Records excerpted from a collection

________________________

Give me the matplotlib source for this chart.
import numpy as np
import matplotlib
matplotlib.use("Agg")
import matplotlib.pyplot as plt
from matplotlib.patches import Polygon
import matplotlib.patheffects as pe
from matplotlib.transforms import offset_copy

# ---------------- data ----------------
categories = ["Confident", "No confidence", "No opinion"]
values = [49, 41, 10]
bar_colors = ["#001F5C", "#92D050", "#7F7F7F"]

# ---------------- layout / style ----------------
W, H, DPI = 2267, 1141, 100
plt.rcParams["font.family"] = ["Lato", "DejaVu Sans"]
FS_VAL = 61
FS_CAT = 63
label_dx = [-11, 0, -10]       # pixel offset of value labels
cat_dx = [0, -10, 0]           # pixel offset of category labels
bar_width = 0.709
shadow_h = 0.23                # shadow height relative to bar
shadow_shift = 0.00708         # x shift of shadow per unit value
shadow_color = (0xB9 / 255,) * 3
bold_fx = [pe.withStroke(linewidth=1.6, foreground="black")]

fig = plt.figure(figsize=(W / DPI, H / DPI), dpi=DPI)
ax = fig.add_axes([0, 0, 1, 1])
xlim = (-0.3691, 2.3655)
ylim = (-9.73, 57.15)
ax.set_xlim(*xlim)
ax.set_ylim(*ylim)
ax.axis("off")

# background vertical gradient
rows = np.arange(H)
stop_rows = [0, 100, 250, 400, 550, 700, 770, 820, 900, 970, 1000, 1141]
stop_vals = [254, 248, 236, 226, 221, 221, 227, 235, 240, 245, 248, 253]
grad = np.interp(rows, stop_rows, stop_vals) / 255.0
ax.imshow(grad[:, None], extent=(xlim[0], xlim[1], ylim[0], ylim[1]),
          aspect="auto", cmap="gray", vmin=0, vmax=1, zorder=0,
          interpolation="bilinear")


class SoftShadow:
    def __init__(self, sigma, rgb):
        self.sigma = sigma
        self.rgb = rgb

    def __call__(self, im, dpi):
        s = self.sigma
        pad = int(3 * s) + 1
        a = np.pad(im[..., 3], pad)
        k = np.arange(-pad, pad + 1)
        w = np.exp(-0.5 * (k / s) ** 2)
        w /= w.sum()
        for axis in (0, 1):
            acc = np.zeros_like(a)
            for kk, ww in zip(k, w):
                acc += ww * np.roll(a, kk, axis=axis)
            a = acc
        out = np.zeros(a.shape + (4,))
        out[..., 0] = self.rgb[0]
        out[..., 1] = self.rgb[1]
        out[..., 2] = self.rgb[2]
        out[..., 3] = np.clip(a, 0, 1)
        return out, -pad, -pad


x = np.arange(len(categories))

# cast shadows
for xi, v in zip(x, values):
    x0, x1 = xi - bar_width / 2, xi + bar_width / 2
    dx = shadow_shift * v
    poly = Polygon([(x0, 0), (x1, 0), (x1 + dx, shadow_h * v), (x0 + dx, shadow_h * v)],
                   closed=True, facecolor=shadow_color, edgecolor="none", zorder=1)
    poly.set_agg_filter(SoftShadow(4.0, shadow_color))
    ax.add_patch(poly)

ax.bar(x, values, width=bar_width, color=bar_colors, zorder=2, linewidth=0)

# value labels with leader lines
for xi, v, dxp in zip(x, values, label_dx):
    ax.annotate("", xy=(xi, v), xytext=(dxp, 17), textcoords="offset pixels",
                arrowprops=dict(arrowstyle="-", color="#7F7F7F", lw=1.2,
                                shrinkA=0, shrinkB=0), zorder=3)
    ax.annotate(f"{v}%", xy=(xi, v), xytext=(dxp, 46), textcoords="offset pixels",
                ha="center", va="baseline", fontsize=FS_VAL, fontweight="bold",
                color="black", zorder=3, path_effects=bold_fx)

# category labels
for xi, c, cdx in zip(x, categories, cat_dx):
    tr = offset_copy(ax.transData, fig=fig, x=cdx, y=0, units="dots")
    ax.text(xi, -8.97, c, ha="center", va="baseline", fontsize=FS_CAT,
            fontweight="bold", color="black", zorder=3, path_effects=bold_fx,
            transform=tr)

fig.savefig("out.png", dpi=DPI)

________________________

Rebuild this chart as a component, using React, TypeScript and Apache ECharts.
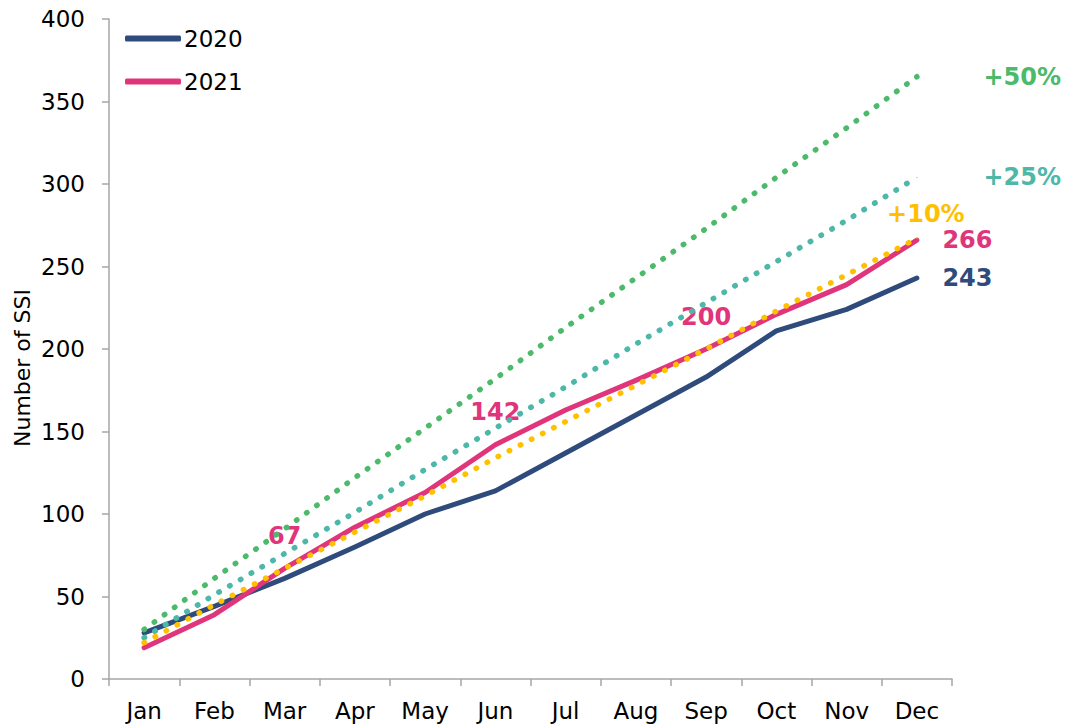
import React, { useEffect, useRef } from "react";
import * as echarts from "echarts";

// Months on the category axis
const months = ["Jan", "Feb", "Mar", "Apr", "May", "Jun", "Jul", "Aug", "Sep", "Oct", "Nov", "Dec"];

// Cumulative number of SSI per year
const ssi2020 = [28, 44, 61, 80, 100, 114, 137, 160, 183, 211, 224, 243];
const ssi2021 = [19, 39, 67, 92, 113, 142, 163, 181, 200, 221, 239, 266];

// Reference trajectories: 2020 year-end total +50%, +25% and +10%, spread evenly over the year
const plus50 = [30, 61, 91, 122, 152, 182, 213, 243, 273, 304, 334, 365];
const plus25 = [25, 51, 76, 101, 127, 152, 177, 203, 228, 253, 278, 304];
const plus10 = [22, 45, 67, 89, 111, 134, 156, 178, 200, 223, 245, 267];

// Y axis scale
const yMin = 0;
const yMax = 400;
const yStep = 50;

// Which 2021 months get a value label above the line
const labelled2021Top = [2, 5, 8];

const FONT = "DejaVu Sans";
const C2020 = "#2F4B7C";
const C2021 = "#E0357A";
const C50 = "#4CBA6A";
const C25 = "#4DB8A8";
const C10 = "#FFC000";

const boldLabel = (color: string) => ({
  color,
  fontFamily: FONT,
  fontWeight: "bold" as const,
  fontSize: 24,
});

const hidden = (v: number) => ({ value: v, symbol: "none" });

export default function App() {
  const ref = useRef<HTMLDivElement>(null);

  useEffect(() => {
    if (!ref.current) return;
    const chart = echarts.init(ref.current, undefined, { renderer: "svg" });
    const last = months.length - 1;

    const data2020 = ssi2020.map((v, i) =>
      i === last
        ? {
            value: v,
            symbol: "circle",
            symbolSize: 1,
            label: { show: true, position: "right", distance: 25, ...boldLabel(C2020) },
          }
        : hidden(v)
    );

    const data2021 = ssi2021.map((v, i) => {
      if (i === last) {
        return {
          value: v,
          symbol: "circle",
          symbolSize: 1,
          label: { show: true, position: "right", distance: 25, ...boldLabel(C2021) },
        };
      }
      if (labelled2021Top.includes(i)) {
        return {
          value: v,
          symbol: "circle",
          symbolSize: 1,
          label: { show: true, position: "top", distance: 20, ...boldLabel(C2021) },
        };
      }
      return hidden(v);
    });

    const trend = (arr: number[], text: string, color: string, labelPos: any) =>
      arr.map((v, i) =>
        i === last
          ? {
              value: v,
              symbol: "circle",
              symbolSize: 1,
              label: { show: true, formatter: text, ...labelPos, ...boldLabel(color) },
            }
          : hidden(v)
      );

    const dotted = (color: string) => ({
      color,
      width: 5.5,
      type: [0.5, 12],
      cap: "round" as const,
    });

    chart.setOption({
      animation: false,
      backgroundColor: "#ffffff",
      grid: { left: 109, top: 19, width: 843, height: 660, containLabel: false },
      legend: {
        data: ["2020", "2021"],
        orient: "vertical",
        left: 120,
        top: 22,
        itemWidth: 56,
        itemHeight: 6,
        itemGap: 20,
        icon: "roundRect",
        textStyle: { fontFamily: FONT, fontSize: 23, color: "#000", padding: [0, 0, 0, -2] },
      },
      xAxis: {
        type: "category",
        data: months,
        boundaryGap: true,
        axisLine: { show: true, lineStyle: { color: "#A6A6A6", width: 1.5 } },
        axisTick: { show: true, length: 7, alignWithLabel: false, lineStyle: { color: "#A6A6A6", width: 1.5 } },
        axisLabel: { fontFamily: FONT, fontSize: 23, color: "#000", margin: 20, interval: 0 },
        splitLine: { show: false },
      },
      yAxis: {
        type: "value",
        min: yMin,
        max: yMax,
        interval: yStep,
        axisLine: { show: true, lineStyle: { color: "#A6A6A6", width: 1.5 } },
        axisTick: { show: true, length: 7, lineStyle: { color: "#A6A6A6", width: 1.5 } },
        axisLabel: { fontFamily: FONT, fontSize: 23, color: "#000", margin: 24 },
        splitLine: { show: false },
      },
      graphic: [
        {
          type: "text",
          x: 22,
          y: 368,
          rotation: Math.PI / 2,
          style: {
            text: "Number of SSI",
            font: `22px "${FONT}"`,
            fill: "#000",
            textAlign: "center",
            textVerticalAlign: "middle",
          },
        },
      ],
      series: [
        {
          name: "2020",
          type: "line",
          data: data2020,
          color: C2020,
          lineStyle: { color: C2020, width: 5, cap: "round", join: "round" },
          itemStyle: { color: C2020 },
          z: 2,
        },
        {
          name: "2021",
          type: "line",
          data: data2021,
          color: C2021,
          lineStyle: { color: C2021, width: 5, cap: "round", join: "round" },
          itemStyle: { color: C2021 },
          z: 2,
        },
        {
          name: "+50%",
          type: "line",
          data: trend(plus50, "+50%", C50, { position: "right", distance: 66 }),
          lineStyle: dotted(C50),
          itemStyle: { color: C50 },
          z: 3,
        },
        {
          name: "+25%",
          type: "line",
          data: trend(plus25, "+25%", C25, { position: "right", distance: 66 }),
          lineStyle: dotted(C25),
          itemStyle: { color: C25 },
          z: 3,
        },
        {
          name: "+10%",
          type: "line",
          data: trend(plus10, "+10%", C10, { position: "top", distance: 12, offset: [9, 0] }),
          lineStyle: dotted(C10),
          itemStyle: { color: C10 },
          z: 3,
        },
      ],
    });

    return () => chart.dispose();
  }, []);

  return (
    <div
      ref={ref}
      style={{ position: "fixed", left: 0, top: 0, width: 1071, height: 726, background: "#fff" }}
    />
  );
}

________________________

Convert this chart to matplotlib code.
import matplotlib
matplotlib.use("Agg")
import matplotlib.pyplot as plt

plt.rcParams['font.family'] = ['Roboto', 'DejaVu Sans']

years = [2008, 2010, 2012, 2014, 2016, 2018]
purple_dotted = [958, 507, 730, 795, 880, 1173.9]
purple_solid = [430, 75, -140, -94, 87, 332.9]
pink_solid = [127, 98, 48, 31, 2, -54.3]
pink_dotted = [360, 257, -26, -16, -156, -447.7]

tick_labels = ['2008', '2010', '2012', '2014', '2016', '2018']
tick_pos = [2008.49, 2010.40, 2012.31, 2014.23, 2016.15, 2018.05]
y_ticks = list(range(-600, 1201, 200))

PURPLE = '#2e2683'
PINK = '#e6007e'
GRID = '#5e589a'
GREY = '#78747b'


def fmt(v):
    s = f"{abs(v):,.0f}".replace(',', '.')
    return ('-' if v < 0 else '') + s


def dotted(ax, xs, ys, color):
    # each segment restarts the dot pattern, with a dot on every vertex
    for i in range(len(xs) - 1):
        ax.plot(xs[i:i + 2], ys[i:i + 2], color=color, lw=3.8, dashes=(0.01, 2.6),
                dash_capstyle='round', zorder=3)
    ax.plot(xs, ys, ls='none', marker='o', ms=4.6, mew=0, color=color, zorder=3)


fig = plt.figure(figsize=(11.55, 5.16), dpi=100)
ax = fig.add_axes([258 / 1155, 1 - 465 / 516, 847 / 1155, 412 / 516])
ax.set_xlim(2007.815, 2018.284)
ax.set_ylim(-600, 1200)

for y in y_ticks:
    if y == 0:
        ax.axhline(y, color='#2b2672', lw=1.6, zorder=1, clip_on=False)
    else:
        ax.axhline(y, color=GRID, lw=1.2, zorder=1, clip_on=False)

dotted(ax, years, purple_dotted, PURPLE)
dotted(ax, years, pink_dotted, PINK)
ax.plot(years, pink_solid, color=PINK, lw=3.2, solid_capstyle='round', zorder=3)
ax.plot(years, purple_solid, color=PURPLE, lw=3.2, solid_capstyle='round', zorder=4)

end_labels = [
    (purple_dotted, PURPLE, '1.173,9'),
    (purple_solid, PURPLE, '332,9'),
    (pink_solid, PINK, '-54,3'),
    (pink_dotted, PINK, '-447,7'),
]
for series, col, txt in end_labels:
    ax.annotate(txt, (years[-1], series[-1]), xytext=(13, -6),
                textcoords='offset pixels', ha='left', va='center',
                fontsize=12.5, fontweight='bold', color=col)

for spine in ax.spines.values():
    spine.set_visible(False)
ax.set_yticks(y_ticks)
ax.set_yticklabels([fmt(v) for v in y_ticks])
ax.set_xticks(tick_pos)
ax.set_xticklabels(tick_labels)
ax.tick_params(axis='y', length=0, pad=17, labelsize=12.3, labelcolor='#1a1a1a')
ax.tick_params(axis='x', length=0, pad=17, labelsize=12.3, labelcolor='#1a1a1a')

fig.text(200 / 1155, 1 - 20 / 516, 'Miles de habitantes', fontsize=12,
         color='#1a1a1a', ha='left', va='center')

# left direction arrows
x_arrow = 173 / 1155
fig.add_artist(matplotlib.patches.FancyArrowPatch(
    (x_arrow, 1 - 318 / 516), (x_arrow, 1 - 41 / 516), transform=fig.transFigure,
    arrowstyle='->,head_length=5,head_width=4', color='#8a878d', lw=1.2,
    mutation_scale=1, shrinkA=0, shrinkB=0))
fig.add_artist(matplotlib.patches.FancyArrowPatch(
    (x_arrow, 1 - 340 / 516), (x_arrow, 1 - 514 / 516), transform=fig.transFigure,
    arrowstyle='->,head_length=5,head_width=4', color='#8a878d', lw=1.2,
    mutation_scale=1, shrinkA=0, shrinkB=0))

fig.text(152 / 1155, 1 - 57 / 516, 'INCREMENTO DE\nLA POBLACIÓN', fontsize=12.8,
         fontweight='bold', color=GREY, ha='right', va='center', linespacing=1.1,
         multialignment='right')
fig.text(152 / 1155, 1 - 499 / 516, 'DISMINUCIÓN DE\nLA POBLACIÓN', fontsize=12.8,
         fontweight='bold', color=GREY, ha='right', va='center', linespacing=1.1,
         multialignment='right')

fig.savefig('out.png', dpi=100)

________________________

DIRECTIONS FOR THIS TASK ▸
From the entries above, copy exactly the lines starting at the one with "Rebuild this chart" and stopping at the one with "const labelled2021Top = [2, 5, 8];", keeping both ends. Drop the pictures.

TASK RESULT ▸
Rebuild this chart as a component, using React, TypeScript and Apache ECharts.
import React, { useEffect, useRef } from "react";
import * as echarts from "echarts";

// Months on the category axis
const months = ["Jan", "Feb", "Mar", "Apr", "May", "Jun", "Jul", "Aug", "Sep", "Oct", "Nov", "Dec"];

// Cumulative number of SSI per year
const ssi2020 = [28, 44, 61, 80, 100, 114, 137, 160, 183, 211, 224, 243];
const ssi2021 = [19, 39, 67, 92, 113, 142, 163, 181, 200, 221, 239, 266];

// Reference trajectories: 2020 year-end total +50%, +25% and +10%, spread evenly over the year
const plus50 = [30, 61, 91, 122, 152, 182, 213, 243, 273, 304, 334, 365];
const plus25 = [25, 51, 76, 101, 127, 152, 177, 203, 228, 253, 278, 304];
const plus10 = [22, 45, 67, 89, 111, 134, 156, 178, 200, 223, 245, 267];

// Y axis scale
const yMin = 0;
const yMax = 400;
const yStep = 50;

// Which 2021 months get a value label above the line
const labelled2021Top = [2, 5, 8];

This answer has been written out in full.